— What needs to be done —
Only the pictures are omitted; repeat all other data exactly.

** start of Recorded data **

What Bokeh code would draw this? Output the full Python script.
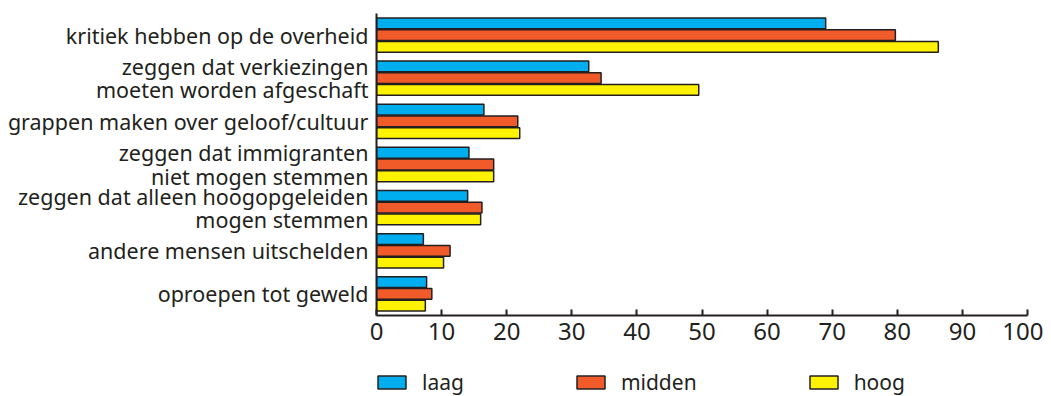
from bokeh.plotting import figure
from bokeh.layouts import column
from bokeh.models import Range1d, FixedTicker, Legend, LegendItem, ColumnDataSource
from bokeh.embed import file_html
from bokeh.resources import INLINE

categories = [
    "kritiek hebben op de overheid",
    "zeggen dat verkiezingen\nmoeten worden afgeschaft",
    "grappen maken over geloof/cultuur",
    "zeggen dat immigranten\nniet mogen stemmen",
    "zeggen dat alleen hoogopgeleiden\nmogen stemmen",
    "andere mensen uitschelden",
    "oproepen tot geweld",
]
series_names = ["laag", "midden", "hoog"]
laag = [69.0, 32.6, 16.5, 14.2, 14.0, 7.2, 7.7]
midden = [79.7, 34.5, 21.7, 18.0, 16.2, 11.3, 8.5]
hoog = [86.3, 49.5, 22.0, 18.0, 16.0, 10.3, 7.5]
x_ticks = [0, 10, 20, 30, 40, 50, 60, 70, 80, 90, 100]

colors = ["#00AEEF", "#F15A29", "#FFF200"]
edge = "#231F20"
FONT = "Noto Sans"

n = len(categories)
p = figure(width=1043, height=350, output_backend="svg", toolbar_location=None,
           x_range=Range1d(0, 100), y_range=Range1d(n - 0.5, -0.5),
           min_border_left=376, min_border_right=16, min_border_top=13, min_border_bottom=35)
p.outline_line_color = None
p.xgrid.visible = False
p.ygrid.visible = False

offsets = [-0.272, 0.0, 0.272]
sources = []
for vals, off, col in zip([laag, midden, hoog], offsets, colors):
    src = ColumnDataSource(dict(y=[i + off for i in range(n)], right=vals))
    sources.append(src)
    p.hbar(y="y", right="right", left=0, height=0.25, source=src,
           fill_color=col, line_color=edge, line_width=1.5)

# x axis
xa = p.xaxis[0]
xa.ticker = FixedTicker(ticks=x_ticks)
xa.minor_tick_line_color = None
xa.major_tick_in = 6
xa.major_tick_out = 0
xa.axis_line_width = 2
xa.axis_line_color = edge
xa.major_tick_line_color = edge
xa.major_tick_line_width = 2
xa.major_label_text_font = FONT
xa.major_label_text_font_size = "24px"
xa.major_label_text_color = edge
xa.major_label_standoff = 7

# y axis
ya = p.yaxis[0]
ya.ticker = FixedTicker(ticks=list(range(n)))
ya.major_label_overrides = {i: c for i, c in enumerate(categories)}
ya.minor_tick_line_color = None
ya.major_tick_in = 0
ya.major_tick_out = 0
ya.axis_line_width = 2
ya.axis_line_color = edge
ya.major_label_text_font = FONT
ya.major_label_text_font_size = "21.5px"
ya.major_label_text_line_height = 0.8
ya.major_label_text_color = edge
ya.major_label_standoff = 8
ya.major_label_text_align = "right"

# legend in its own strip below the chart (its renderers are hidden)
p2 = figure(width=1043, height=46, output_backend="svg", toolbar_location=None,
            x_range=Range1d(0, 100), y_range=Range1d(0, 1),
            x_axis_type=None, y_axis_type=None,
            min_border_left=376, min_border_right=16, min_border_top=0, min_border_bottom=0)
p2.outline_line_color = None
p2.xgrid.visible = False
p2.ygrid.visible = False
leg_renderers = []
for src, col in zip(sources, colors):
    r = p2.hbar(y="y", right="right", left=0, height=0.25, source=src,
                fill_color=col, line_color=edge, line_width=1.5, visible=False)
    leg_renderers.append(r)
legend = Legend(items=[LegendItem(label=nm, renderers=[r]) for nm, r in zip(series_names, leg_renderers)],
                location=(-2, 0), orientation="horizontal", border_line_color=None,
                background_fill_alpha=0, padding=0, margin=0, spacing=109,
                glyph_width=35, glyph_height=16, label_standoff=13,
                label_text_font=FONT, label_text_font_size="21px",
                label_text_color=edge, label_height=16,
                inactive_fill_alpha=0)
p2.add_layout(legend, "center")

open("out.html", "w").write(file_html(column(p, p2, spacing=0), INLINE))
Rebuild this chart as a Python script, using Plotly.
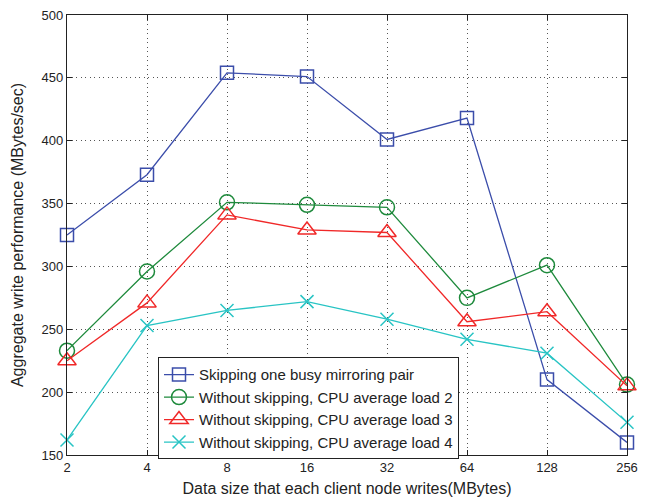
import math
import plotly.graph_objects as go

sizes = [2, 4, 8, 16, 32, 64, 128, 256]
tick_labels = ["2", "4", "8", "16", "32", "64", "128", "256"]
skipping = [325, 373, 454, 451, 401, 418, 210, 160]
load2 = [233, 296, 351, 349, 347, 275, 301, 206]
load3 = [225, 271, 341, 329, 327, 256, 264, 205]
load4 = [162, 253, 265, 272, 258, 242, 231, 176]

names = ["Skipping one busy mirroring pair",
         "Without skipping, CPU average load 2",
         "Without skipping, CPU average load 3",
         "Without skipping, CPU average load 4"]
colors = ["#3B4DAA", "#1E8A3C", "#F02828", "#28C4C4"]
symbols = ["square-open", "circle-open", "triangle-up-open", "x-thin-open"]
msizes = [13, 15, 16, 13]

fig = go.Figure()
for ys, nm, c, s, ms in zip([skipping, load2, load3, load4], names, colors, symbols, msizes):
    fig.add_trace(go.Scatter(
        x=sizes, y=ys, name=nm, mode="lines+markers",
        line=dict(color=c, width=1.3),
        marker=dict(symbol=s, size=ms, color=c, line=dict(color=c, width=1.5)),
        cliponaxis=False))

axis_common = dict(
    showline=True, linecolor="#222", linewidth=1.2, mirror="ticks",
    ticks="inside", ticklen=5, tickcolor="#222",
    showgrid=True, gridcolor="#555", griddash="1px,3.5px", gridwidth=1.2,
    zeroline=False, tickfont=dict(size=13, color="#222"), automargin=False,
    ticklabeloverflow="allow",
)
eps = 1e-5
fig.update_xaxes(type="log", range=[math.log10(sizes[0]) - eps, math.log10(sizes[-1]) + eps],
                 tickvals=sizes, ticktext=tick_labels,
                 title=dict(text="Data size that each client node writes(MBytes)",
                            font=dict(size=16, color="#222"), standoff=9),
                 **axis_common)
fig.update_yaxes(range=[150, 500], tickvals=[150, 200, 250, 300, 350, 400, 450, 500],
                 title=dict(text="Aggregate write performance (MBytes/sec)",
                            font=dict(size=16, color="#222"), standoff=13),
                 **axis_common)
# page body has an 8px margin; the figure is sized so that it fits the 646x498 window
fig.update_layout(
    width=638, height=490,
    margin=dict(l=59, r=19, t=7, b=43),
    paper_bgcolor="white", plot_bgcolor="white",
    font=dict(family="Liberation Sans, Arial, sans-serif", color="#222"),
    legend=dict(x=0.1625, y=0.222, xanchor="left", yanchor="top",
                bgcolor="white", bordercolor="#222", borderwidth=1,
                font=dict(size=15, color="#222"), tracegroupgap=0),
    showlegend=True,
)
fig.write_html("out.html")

** end of Recorded data **

— Solution —
What Bokeh code would draw this? Output the full Python script.
from bokeh.plotting import figure
from bokeh.layouts import column
from bokeh.models import Range1d, FixedTicker, Legend, LegendItem, ColumnDataSource
from bokeh.embed import file_html
from bokeh.resources import INLINE

categories = [
    "kritiek hebben op de overheid",
    "zeggen dat verkiezingen\nmoeten worden afgeschaft",
    "grappen maken over geloof/cultuur",
    "zeggen dat immigranten\nniet mogen stemmen",
    "zeggen dat alleen hoogopgeleiden\nmogen stemmen",
    "andere mensen uitschelden",
    "oproepen tot geweld",
]
series_names = ["laag", "midden", "hoog"]
laag = [69.0, 32.6, 16.5, 14.2, 14.0, 7.2, 7.7]
midden = [79.7, 34.5, 21.7, 18.0, 16.2, 11.3, 8.5]
hoog = [86.3, 49.5, 22.0, 18.0, 16.0, 10.3, 7.5]
x_ticks = [0, 10, 20, 30, 40, 50, 60, 70, 80, 90, 100]

colors = ["#00AEEF", "#F15A29", "#FFF200"]
edge = "#231F20"
FONT = "Noto Sans"

n = len(categories)
p = figure(width=1043, height=350, output_backend="svg", toolbar_location=None,
           x_range=Range1d(0, 100), y_range=Range1d(n - 0.5, -0.5),
           min_border_left=376, min_border_right=16, min_border_top=13, min_border_bottom=35)
p.outline_line_color = None
p.xgrid.visible = False
p.ygrid.visible = False

offsets = [-0.272, 0.0, 0.272]
sources = []
for vals, off, col in zip([laag, midden, hoog], offsets, colors):
    src = ColumnDataSource(dict(y=[i + off for i in range(n)], right=vals))
    sources.append(src)
    p.hbar(y="y", right="right", left=0, height=0.25, source=src,
           fill_color=col, line_color=edge, line_width=1.5)

# x axis
xa = p.xaxis[0]
xa.ticker = FixedTicker(ticks=x_ticks)
xa.minor_tick_line_color = None
xa.major_tick_in = 6
xa.major_tick_out = 0
xa.axis_line_width = 2
xa.axis_line_color = edge
xa.major_tick_line_color = edge
xa.major_tick_line_width = 2
xa.major_label_text_font = FONT
xa.major_label_text_font_size = "24px"
xa.major_label_text_color = edge
xa.major_label_standoff = 7

# y axis
ya = p.yaxis[0]
ya.ticker = FixedTicker(ticks=list(range(n)))
ya.major_label_overrides = {i: c for i, c in enumerate(categories)}
ya.minor_tick_line_color = None
ya.major_tick_in = 0
ya.major_tick_out = 0
ya.axis_line_width = 2
ya.axis_line_color = edge
ya.major_label_text_font = FONT
ya.major_label_text_font_size = "21.5px"
ya.major_label_text_line_height = 0.8
ya.major_label_text_color = edge
ya.major_label_standoff = 8
ya.major_label_text_align = "right"

# legend in its own strip below the chart (its renderers are hidden)
p2 = figure(width=1043, height=46, output_backend="svg", toolbar_location=None,
            x_range=Range1d(0, 100), y_range=Range1d(0, 1),
            x_axis_type=None, y_axis_type=None,
            min_border_left=376, min_border_right=16, min_border_top=0, min_border_bottom=0)
p2.outline_line_color = None
p2.xgrid.visible = False
p2.ygrid.visible = False
leg_renderers = []
for src, col in zip(sources, colors):
    r = p2.hbar(y="y", right="right", left=0, height=0.25, source=src,
                fill_color=col, line_color=edge, line_width=1.5, visible=False)
    leg_renderers.append(r)
legend = Legend(items=[LegendItem(label=nm, renderers=[r]) for nm, r in zip(series_names, leg_renderers)],
                location=(-2, 0), orientation="horizontal", border_line_color=None,
                background_fill_alpha=0, padding=0, margin=0, spacing=109,
                glyph_width=35, glyph_height=16, label_standoff=13,
                label_text_font=FONT, label_text_font_size="21px",
                label_text_color=edge, label_height=16,
                inactive_fill_alpha=0)
p2.add_layout(legend, "center")

open("out.html", "w").write(file_html(column(p, p2, spacing=0), INLINE))
Rebuild this chart as a Python script, using Plotly.
import math
import plotly.graph_objects as go

sizes = [2, 4, 8, 16, 32, 64, 128, 256]
tick_labels = ["2", "4", "8", "16", "32", "64", "128", "256"]
skipping = [325, 373, 454, 451, 401, 418, 210, 160]
load2 = [233, 296, 351, 349, 347, 275, 301, 206]
load3 = [225, 271, 341, 329, 327, 256, 264, 205]
load4 = [162, 253, 265, 272, 258, 242, 231, 176]

names = ["Skipping one busy mirroring pair",
         "Without skipping, CPU average load 2",
         "Without skipping, CPU average load 3",
         "Without skipping, CPU average load 4"]
colors = ["#3B4DAA", "#1E8A3C", "#F02828", "#28C4C4"]
symbols = ["square-open", "circle-open", "triangle-up-open", "x-thin-open"]
msizes = [13, 15, 16, 13]

fig = go.Figure()
for ys, nm, c, s, ms in zip([skipping, load2, load3, load4], names, colors, symbols, msizes):
    fig.add_trace(go.Scatter(
        x=sizes, y=ys, name=nm, mode="lines+markers",
        line=dict(color=c, width=1.3),
        marker=dict(symbol=s, size=ms, color=c, line=dict(color=c, width=1.5)),
        cliponaxis=False))

axis_common = dict(
    showline=True, linecolor="#222", linewidth=1.2, mirror="ticks",
    ticks="inside", ticklen=5, tickcolor="#222",
    showgrid=True, gridcolor="#555", griddash="1px,3.5px", gridwidth=1.2,
    zeroline=False, tickfont=dict(size=13, color="#222"), automargin=False,
    ticklabeloverflow="allow",
)
eps = 1e-5
fig.update_xaxes(type="log", range=[math.log10(sizes[0]) - eps, math.log10(sizes[-1]) + eps],
                 tickvals=sizes, ticktext=tick_labels,
                 title=dict(text="Data size that each client node writes(MBytes)",
                            font=dict(size=16, color="#222"), standoff=9),
                 **axis_common)
fig.update_yaxes(range=[150, 500], tickvals=[150, 200, 250, 300, 350, 400, 450, 500],
                 title=dict(text="Aggregate write performance (MBytes/sec)",
                            font=dict(size=16, color="#222"), standoff=13),
                 **axis_common)
# page body has an 8px margin; the figure is sized so that it fits the 646x498 window
fig.update_layout(
    width=638, height=490,
    margin=dict(l=59, r=19, t=7, b=43),
    paper_bgcolor="white", plot_bgcolor="white",
    font=dict(family="Liberation Sans, Arial, sans-serif", color="#222"),
    legend=dict(x=0.1625, y=0.222, xanchor="left", yanchor="top",
                bgcolor="white", bordercolor="#222", borderwidth=1,
                font=dict(size=15, color="#222"), tracegroupgap=0),
    showlegend=True,
)
fig.write_html("out.html")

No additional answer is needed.